## WHAT THIS TASK INVOLVES:
What is to be printed is the span of lines starting at the one containing "Write a Python" and ending at the one containing "ax = fig.add_axes([115", reproduced exactly with pictures left out.

[Records with drawing code]

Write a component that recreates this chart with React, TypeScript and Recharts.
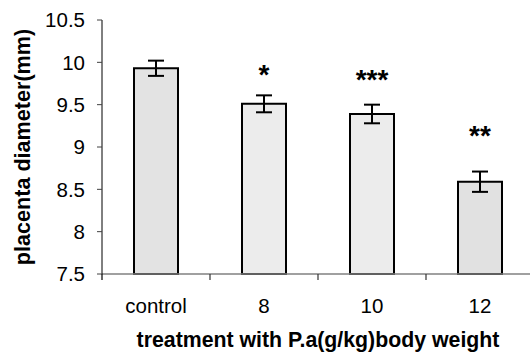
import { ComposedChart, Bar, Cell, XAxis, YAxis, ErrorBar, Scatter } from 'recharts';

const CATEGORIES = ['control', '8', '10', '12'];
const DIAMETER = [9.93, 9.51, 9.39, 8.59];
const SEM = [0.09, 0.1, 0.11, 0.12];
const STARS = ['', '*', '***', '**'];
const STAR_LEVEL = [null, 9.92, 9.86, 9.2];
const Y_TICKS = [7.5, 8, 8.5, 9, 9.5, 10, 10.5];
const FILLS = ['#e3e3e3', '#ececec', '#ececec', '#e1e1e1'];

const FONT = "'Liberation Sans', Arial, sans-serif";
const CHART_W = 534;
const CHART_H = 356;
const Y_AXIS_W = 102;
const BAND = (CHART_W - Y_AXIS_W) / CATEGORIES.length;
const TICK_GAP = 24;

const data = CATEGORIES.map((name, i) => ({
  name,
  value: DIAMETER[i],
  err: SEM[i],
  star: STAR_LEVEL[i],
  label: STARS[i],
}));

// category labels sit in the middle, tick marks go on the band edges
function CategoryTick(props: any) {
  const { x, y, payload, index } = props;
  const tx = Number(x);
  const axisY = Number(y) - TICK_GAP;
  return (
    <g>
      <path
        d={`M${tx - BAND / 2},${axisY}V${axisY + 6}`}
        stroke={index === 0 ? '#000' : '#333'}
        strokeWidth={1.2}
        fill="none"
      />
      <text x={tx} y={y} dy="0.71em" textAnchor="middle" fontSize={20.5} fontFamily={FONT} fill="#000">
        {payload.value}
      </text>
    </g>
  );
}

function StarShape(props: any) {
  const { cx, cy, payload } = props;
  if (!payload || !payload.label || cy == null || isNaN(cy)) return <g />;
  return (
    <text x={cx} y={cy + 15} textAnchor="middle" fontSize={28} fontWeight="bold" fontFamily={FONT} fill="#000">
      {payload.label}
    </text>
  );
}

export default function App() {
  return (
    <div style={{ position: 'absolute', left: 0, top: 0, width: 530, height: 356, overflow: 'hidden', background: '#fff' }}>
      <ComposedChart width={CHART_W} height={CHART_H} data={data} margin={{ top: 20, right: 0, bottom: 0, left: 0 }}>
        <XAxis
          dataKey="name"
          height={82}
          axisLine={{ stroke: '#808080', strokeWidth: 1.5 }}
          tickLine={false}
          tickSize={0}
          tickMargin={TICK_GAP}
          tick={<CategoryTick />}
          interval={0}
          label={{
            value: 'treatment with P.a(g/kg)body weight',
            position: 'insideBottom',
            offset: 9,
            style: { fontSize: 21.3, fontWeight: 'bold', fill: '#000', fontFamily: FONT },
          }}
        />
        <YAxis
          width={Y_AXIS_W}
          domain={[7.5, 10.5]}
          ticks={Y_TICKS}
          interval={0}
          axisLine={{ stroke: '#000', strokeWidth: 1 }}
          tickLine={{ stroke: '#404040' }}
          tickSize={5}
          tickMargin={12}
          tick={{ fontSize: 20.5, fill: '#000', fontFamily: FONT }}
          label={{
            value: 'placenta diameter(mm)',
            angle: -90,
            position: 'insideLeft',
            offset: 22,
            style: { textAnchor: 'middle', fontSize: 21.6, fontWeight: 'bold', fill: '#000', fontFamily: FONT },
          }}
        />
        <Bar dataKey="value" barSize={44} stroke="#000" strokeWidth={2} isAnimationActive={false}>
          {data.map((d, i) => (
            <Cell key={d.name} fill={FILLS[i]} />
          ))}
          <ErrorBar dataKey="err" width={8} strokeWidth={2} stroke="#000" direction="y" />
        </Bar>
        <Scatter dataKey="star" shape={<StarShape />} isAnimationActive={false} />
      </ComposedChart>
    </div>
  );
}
...
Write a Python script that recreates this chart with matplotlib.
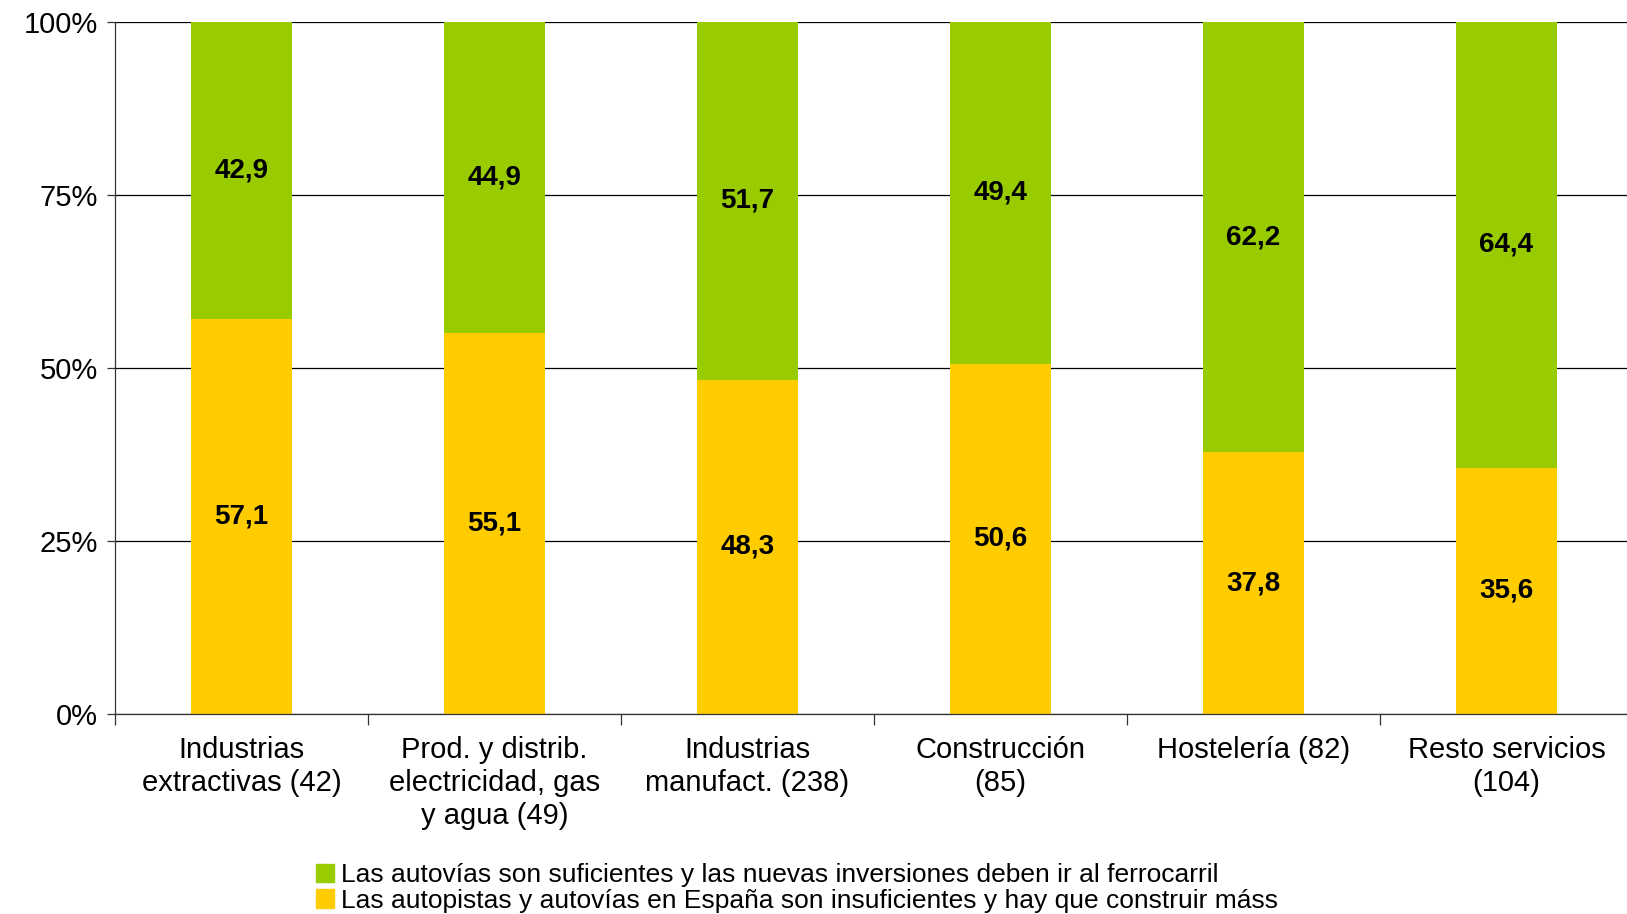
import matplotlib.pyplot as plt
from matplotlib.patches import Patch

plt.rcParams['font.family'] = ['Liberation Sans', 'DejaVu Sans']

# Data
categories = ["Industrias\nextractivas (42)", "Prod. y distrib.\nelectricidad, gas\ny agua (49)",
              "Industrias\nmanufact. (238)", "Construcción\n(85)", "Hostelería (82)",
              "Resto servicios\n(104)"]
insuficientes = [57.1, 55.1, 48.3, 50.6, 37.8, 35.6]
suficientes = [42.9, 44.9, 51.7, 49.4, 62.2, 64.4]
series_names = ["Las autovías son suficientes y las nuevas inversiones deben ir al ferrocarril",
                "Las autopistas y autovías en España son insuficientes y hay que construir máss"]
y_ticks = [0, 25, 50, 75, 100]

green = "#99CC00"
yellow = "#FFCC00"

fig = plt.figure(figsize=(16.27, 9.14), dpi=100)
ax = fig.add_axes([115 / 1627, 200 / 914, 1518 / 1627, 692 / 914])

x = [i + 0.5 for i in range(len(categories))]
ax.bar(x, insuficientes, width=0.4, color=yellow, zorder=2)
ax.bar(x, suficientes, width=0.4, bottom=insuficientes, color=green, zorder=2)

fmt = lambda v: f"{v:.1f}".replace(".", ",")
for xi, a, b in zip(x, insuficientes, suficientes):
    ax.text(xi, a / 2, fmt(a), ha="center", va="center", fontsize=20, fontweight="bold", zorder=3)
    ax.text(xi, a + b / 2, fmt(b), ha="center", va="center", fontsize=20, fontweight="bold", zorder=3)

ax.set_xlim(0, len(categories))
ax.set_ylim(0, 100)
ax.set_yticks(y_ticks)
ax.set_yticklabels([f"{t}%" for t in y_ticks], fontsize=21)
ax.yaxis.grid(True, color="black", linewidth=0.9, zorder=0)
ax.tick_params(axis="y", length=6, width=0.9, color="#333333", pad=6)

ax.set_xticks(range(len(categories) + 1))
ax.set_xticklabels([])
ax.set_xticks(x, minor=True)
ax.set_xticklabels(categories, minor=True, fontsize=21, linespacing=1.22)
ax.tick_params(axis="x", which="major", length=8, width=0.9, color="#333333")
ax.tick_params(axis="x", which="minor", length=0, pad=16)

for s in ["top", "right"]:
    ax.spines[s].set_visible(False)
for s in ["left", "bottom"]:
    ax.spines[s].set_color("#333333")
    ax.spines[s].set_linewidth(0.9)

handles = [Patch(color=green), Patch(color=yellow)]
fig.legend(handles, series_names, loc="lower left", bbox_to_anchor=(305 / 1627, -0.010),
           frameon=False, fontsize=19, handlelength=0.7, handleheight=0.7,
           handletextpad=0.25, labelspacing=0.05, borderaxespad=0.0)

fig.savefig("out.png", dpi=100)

## TASK RESPONSE:
Write a Python script that recreates this chart with matplotlib.
import matplotlib.pyplot as plt
from matplotlib.patches import Patch

plt.rcParams['font.family'] = ['Liberation Sans', 'DejaVu Sans']

# Data
categories = ["Industrias\nextractivas (42)", "Prod. y distrib.\nelectricidad, gas\ny agua (49)",
              "Industrias\nmanufact. (238)", "Construcción\n(85)", "Hostelería (82)",
              "Resto servicios\n(104)"]
insuficientes = [57.1, 55.1, 48.3, 50.6, 37.8, 35.6]
suficientes = [42.9, 44.9, 51.7, 49.4, 62.2, 64.4]
series_names = ["Las autovías son suficientes y las nuevas inversiones deben ir al ferrocarril",
                "Las autopistas y autovías en España son insuficientes y hay que construir máss"]
y_ticks = [0, 25, 50, 75, 100]

green = "#99CC00"
yellow = "#FFCC00"

fig = plt.figure(figsize=(16.27, 9.14), dpi=100)
ax = fig.add_axes([115 / 1627, 200 / 914, 1518 / 1627, 692 / 914])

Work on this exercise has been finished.